Сергею стало не по себе. В прежние времена он снисходительно улыбнулся бы, слушая подобные россказни. Но сейчас, в этом месте, верилось чему угодно. Он заставил себя допить чай с творожными шаньгами, и сказал, что хочет ехать следующим автобусом. Гостеприимный хозяин вывел гостя на улицу.
— Во-о-на, где она умерла, — Олёй показал на черный покосившийся домик.
В Асиной избе давно не жили. В углу стояла сломанная прялка. Под потолком качались на сквозняке высохшие до черноты травы.
Уходя, Сергей обернулся: ему показалось, что на него смотрят — на полу валялась голубоглазая голова городской куклы. И на улице Сергея встретили три пары голубых глаз, ярких, как небо над деревней — Чуппуев с внучками дожидался его во дворе.
— Вот здесь ёрнуло, и напополам, — объяснил Олёй, кивнув на расколотый сухой ствол.
Сергей поблагодарил его и, сам не зная почему, направился к лесу.
— Вы по похте шагайте, — крикнул ему вслед старик, — где повыше и где мох растет! А иначе, только ногу поставишь — и сразу погряжаешься…
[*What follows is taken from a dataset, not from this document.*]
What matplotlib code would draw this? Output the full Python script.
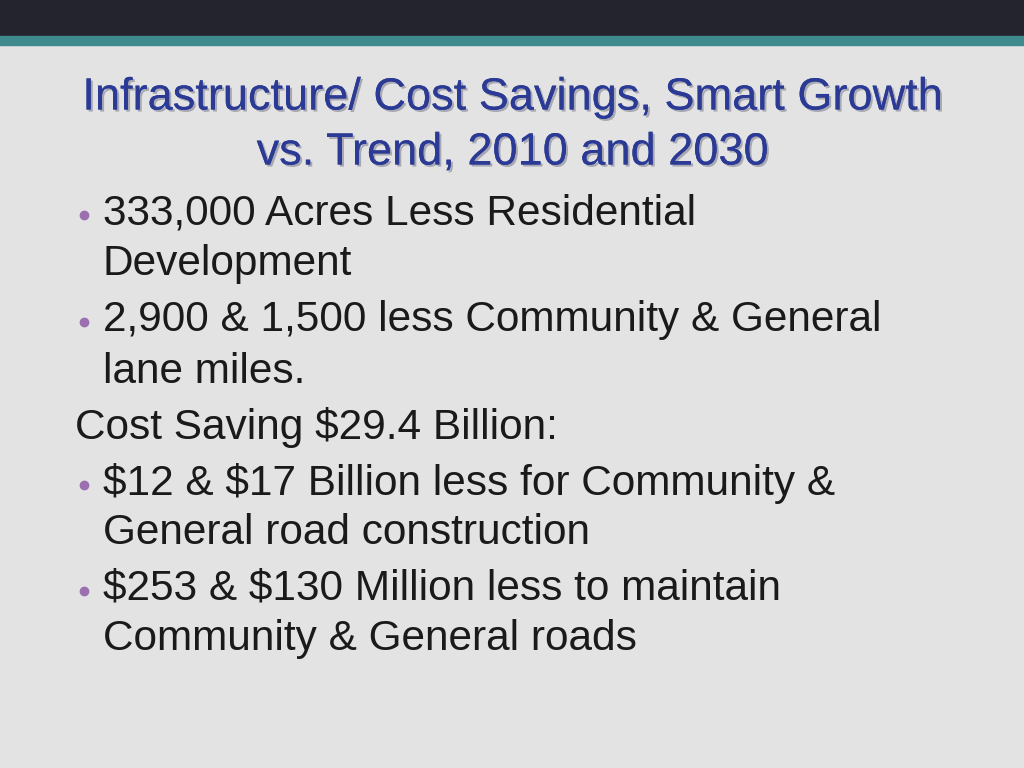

На поваленной осине росли серые грибы-рядовки — четыре шляпки дружно тянулись из бархатного мха. Сергей присел на сырой ствол, достал из кармана грошунинский кольт. Погладив выгравированную на металле дарственную надпись, он поднес пистолет к голове и болезненно скривил губы, будто собираясь заплакать, но тут рядом забормотали, а за его спиной раздался шум крыльев.
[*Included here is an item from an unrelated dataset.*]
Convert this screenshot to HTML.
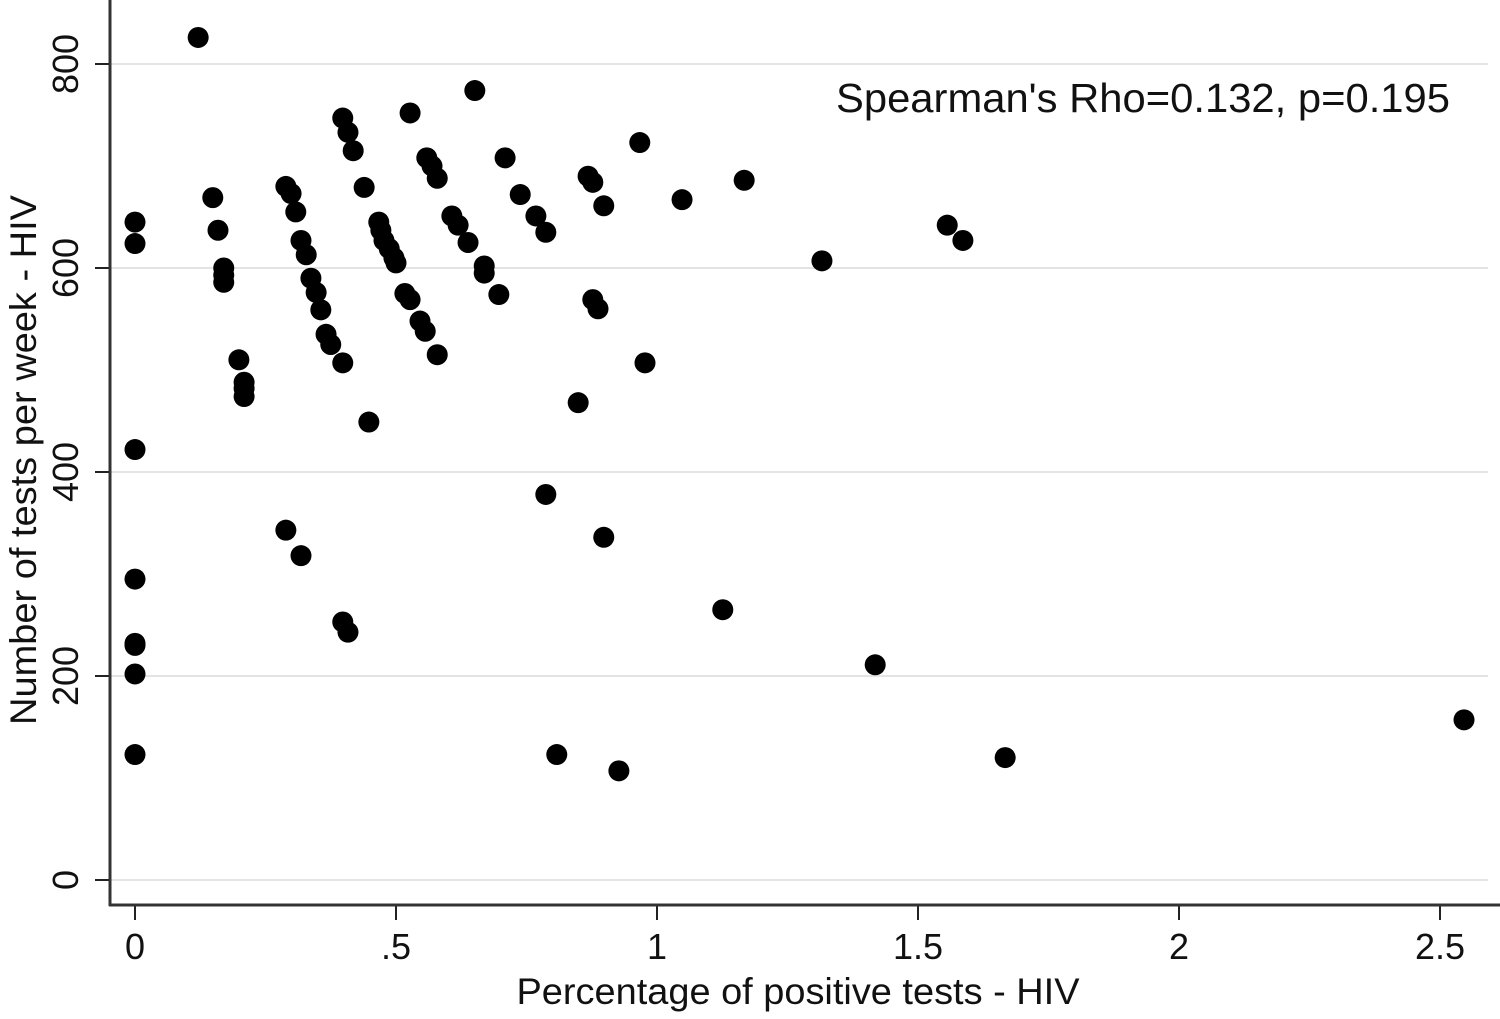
<!DOCTYPE html>
<html><head><meta charset="utf-8"><style>
html,body{margin:0;padding:0;background:#fff;}
svg{display:block;font-family:"Liberation Sans",Arial,sans-serif;}
</style></head><body>
<svg id="chart" width="1500" height="1019" viewBox="0 0 1500 1019">
<g id="grid"></g>
<g id="axes"></g>
<g id="pts"></g>
<text x="1450" y="112" font-size="41" text-anchor="end" fill="#111" textLength="614" lengthAdjust="spacingAndGlyphs">Spearman's Rho=0.132, p=0.195</text>
<text x="798" y="1004" font-size="37" text-anchor="middle" fill="#111" textLength="563" lengthAdjust="spacingAndGlyphs">Percentage of positive tests - HIV</text>
<text transform="translate(36,460) rotate(-90)" font-size="37" text-anchor="middle" fill="#111" textLength="530" lengthAdjust="spacingAndGlyphs">Number of tests per week - HIV</text>
</svg>
<script>
const xTicks=[0,0.5,1,1.5,2,2.5];
const xTickLabels=["0",".5","1","1.5","2","2.5"];
const yTicks=[0,200,400,600,800];
const yTickLabels=["0","200","400","600","800"];
const xVals=[0.121,0.651,0,0,0.149,0.159,0.170,0.170,0.170,0.199,0.209,0.209,0.209,0,0,0,0,0,0,0.289,0.299,0.308,0.318,0.328,0.337,0.347,0.356,0.366,0.375,0.398,0.448,0.289,0.318,0.398,0.408,0.398,0.408,0.418,0.439,0.467,0.471,0.477,0.487,0.496,0.500,0.517,0.527,0.546,0.556,0.579,0.527,0.559,0.569,0.579,0.607,0.619,0.638,0.669,0.669,0.697,0.709,0.738,0.768,0.787,0.967,0.868,0.877,0.898,0.877,0.887,0.977,0.849,0.787,0.898,1.048,1.167,1.316,1.556,1.586,1.126,1.418,0.808,0.927,1.667,2.546];
const yVals=[826,774,645,624,669,637,600,593,586,510,488,482,474,422,295,232,230,202,123,680,673,655,627,613,590,576,559,535,525,507,449,343,318,253,243,747,733,715,679,645,637,627,619,610,605,575,569,548,538,515,752,708,700,688,651,642,625,602,595,574,708,672,651,635,723,690,684,661,569,560,507,468,378,336,667,686,607,642,627,265,211,123,107,120,157];
const X=v=>135+v*522, Y=v=>880-v*1.02;
const ns="http://www.w3.org/2000/svg";
function mk(tag,attrs,parent){const e=document.createElementNS(ns,tag);for(const k in attrs)e.setAttribute(k,attrs[k]);parent.appendChild(e);return e;}
const grid=document.getElementById('grid'),axes=document.getElementById('axes'),pts=document.getElementById('pts');
yTicks.forEach((t,i)=>{
  const g=mk('line',{x1:110,x2:1488,y1:Y(t),y2:Y(t),stroke:'#e4e4e4','stroke-width':2},grid);
  
  
  const tk=mk('line',{x1:95,x2:110,y1:Y(t),y2:Y(t),stroke:'#222','stroke-width':2},axes);
  
  
  const lb=mk('text',{transform:`translate(78,${Y(t)}) rotate(-90)`,'font-size':36,'text-anchor':'middle',fill:'#111'},axes);
  lb.textContent=yTickLabels[i];
  
  
});
xTicks.forEach((t,i)=>{
  const tk=mk('line',{x1:X(t),x2:X(t),y1:905,y2:920,stroke:'#222','stroke-width':2},axes);
  
  
  const lb=mk('text',{x:X(t),y:959,'font-size':36,'text-anchor':'middle',fill:'#111'},axes);
  lb.textContent=xTickLabels[i];
  
  
});
const ya=mk('line',{x1:110,x2:110,y1:0,y2:906,stroke:'#333','stroke-width':3},axes);


const xa=mk('line',{x1:109,x2:1500,y1:905,y2:905,stroke:'#333','stroke-width':3},axes);


xVals.forEach((v,i)=>{
  const c=mk('circle',{cx:X(v),cy:Y(yVals[i]),r:10.5,fill:'#000'},pts);
  
  
});
</script>
</body></html>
Он обернулся, увидел огромного ворона, низко взлетевшего над кочками. Ворон не каркал, именно бормотал. Не набирая высоты, он неспешно сделал несколько кругов над топью и совсем исчез из вида.
Сергей провожал птицу взглядом, когда в его сознании вдруг отпечатался мгновенный образ женского лица, огромного и скорбного. Это елки образовали треугольный просвет своими вершинами, и в него попали два листочка с ближней березе. Но Сергея пробрал озноб — он то знал, что это были глаза. Он дважды стрельнул в это жуткое лицо, выбросил пистолет и побежал, не разбирая дороги. Болото завздыхало, зачвакало под ногами, хотя проглатывать его не спешило.
Сергей остановился, лишь когда выбился из сил. Перед глазами все еще мелькали черные коряги, заросли папоротника, но он уже разглядел деревенский погост с низенькими воротами. Кладбище было расположено на склоне горы, среди старых елей, и состояло из едва заметных холмов с крестами.
На этих северных крестах, защищенных домиками-кровлями, были вырезаны только даты смерти и инициалы умерших. И лишь на одном Сергей обнаружил целую фразу:
«Трава сохнет, цветы вянут, жизнь человеческая — мгновенье.
Грошунина А. И. 1924-5.VII.1952».
Он сел в траву рядом с крестом. Значит, все случившееся с ним было предрешено задолго до того, как он покинул Москву, а эта заросшая могила и была главным смыслом поездки?
Ты ау-ау, Катюша, наша милая подружка.Не в лесу ли заблудилась, не в траве ли заплелась?Кабы в лесу заблудилась, всё бы в лесу приклонилось.Кабы в травушке сплелась — трава шелком повилась.
Ветер принес издали жалобную песню, исполняемую двумя тонкими голосками. Это внизу сидели на качелях небесноглазые внучки Олёя. Их дед, готовясь к зиме, рубил дрова.
Сергей только сейчас заметил белый дымок, курившийся над баней. И рыбака, который сидел на мосту. И старуху из крайнего дома, она копошилась в огороде. Деревня была не такой уж мрачной и заброшенной, какой показалась вначале. Размеренность и мудрая наивность жизни этих людей, их верность родному очагу трогали душу, и Сергей подумал, что сам едва не разрушил свой собственный очаг. Ему нужно поскорее вернуться домой.
Он направился за ворота, но резко остановился, быстрым шагом пошел обратно на погост.
— Прости, — и положил на Асину могилу медный желудь.
У него почти перестали дрожать руки, и он уже знал, что завтрашнее утро впервые не принесет боли.